In ten years at the latest, the city of Oak Harbor will need to expand its sewage treatment capabilities.

But with possible new regulations and the age of the plant in Windjammer Park, that need may occur much sooner. And planning for a new treatment facility can take years.

The city, therefore, set up an ad hoc committee more than a year ago to look at the future of wastewater treatment in the city. City Engineer Eric Johnston presented their two-part conclusions at the City Council meeting last week.

The top recommendation is to build either an “activated sludge with filtration” or “membrane bioreactor” plant at the Seaplane Base lagoon site. They are estimated to cost $34 or $50 million, respectively. The city runs the lagoon treatment system, which treats sewage from Navy housing and facilities on the Seaplane Base. The city and Navy have a complicated joint ownership of the lagoons, which could pose problems.

Johnston said the committee recommended that the city negotiate an enhanced use lease at the lagoons with the Navy, guaranteeing that the city has long-term access to the area before expending millions of dollars on a facility. If the issue isn’t resolved with the Navy in the next three or four years, the group recommends dropping the option.

If that occurs, Johnston said, the committee recommends instead expanding the plant in the waterfront Windjammer Park by building on a membrane bioreactor plant. It’s estimated to cost $24 million.

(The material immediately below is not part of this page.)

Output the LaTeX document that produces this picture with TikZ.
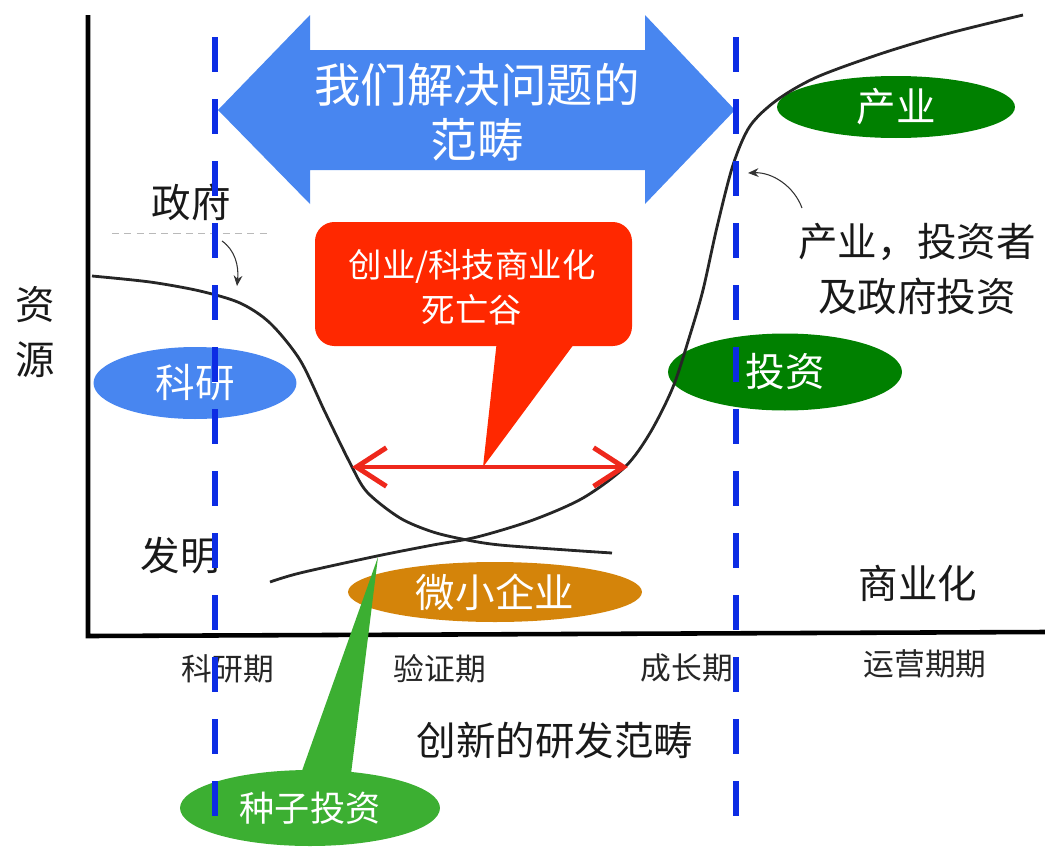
\documentclass[tikz,border=0pt]{standalone}
\usepackage{fontspec}
\setmainfont{Noto Sans CJK SC}
\usetikzlibrary{shapes.geometric,arrows.meta}
\definecolor{bigblue}{RGB}{72,134,240}
\definecolor{dashblue}{RGB}{12,44,228}
\definecolor{calloutred}{RGB}{255,40,0}
\definecolor{arrowred}{RGB}{238,40,28}
\definecolor{darkgreen}{RGB}{0,128,0}
\definecolor{seedgreen}{RGB}{60,175,50}
\definecolor{smallorange}{RGB}{212,132,10}

\begin{document}
\begin{tikzpicture}[x=0.02cm, y=-0.02cm,
    lbl/.style={font=\fontsize{22.5}{31}\selectfont, text=black!90, inner sep=0pt, align=center},
    stagelbl/.style={font=\fontsize{17.5}{21}\selectfont, text=black!85, inner sep=0pt},
    ell/.style={ellipse, inner sep=0pt, text=white, font=\fontsize{22.5}{27}\selectfont},
    stageline/.style={dashblue, line width=3.4pt, line cap=butt, dash pattern=on 19.9pt off 15.4pt},
    rescurve/.style={line width=1.6pt, black!85, smooth},
    note/.style={-{Stealth[length=6pt,width=5pt]}, line width=0.6pt, black!80}]

    \useasboundingbox (0,0) rectangle (1045,846);

    \coordinate (ytop) at (88,15);
    \coordinate (origin) at (88,636);
    \coordinate (xend) at (1045,632);
    \draw[line width=2.6pt] (ytop) -- (origin) -- (xend);

    \fill[bigblue] (218,110) -- (310,15) -- (310,50) -- (645,50) -- (645,15) -- (735,110)
        -- (645,204) -- (645,170) -- (310,170) -- (310,204) -- cycle;
    \node[lbl, text=white, font=\fontsize{26.5}{31.3}\selectfont] (scope) at (477,112) {我们解决问题的\\范畴};

    \fill[calloutred, rounded corners=11pt] (315,222) rectangle (632,346);
    \fill[calloutred] (497,340) -- (483,467) -- (577,340) -- cycle;
    \node[lbl, text=white, font=\fontsize{19}{25.6}\selectfont] (valley) at (472,287) {创业/科技商业化\\死亡谷};

    \node[ell, fill=bigblue, minimum width=4.06cm, minimum height=1.44cm] (research) at (195,383) {科研};
    \node[ell, fill=darkgreen, minimum width=4.68cm, minimum height=1.54cm] (invest) at (785,372) {投资};
    \node[ell, fill=darkgreen, minimum width=4.76cm, minimum height=1.24cm] (industry) at (896,107) {产业};
    \node[ell, fill=smallorange, minimum width=5.88cm, minimum height=1.2cm] (micro) at (495,592) {微小企业};

    \draw[rescurve] plot coordinates {(92,276) (150,282) (200,291) (240,303) (270,323) (300,360)
        (325,412) (350,463) (367,492) (400,518) (433,532) (467,540) (500,545) (567,550) (612,553)};
    \draw[rescurve] plot coordinates {(270,582) (300,573) (377,556) (433,545) (477,537) (533,520)
        (583,498) (625,467) (650,433) (673,387) (690,335) (703,290) (717,227) (733,165) (750,126)
        (777,100) (817,77) (883,53) (950,33) (1023,15)};

    \coordinate (vl) at (352,467);
    \coordinate (vr) at (628,467);
    \draw[arrowred, line width=2.8pt, {Straight Barb[length=17pt,width=22pt]}-{Straight Barb[length=17pt,width=22pt]}] (vl) -- (vr);

    \node[lbl] (resource) at (35,332) {资\\源};
    \node[lbl] (gov) at (191,202) {政府};
    \node[lbl] (invent) at (180,556) {发明};
    \node[lbl] (backers) at (917,269) {产业，投资者\\及政府投资};
    \node[lbl] (commerce) at (918,583) {商业化};
    \node[lbl] (rdscope) at (555,740) {创新的研发范畴};

    \node[stagelbl] (s1) at (228,669) {科研期};
    \node[stagelbl] (s2) at (440,669) {验证期};
    \node[stagelbl] (s3) at (687,668) {成长期};
    \node[stagelbl] (s4) at (925,664) {运营期期};

    \draw[gray!55, line width=0.5pt, dash pattern=on 4pt off 3pt] (112,233) -- (270,233);
    \coordinate (g1) at (222,241);
    \coordinate (g2) at (237,286);
    \draw[note] (g1) .. controls (235,250) and (239,266) .. (g2);
    \coordinate (b1) at (802,208);
    \coordinate (b2) at (748,173);
    \draw[note] (b1) .. controls (794,186) and (772,172) .. (b2);

    \fill[seedgreen] (298,782) -- (378,557) -- (350,782) -- cycle;
    \node[ell, fill=seedgreen, minimum width=5.2cm, minimum height=1.52cm,
        font=\fontsize{20}{24}\selectfont] (seed) at (310,808) {种子投资};

    \draw[stageline] (215,37) -- (215,816);
    \draw[stageline] (736,37) -- (736,816);
\end{tikzpicture}
\end{document}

The idea of expanding the facility would seem to fly in the face of the Windjammer Plan for redeveloping downtown Oak Harbor and the waterfront. One of the consultant’s prominent recommendations was to remove the aesthetically-challenged, often-stinky plant from the midst of Windjammer Park.

But Johnston pointed out that committee members visited several state-of-the-art facilities and found they can actually be attractive buildings. He said the Edmonds treatment plant, for example, hosts weddings, is near a city park and generates few odor complaints.

“Sewer treatment plants don’t have to look like sewer treatment plants,” he said.

Also, Johnston said an expanded facility at Windjammer would make sense because the city could use the treated “gray water” in the park.

The committee looked at building a sewer treatment plant at the Old City Shop at the north end of City Beach Street, but they found that it was too small to provide treatment capacity for 20 years.

While the costs of an expanded system will be large, Johnston pointed out that the local environment will definitely benefit. The state Puget Sound Action Team’s report, “State of the Sound 2007,” says that nutrient and pathogen pollution are major concerns and it identifies wastewater treatment plants as primary sources of these pollutants.

Johnston said nitrogen limits in effluent discharged by plants are very likely to be enforced in the near future. The city would have to build a facility that uses an activated sludge process or a membrane bioreactor to comply with such a regulation.

The city’s plant at Windjammer Park complies with all the state’s current regulations — and even has won awards — but it’s old, worn and doesn’t deal with nitrogen. It treats sewage with rotating biological contactor tanks and is one of the last such plants in operation in Western Washington.

In a visual demonstration at the council meeting, Johnston held up a bottle of the murky water that the city discharges along side crystal-clear water from a facility with newer technology.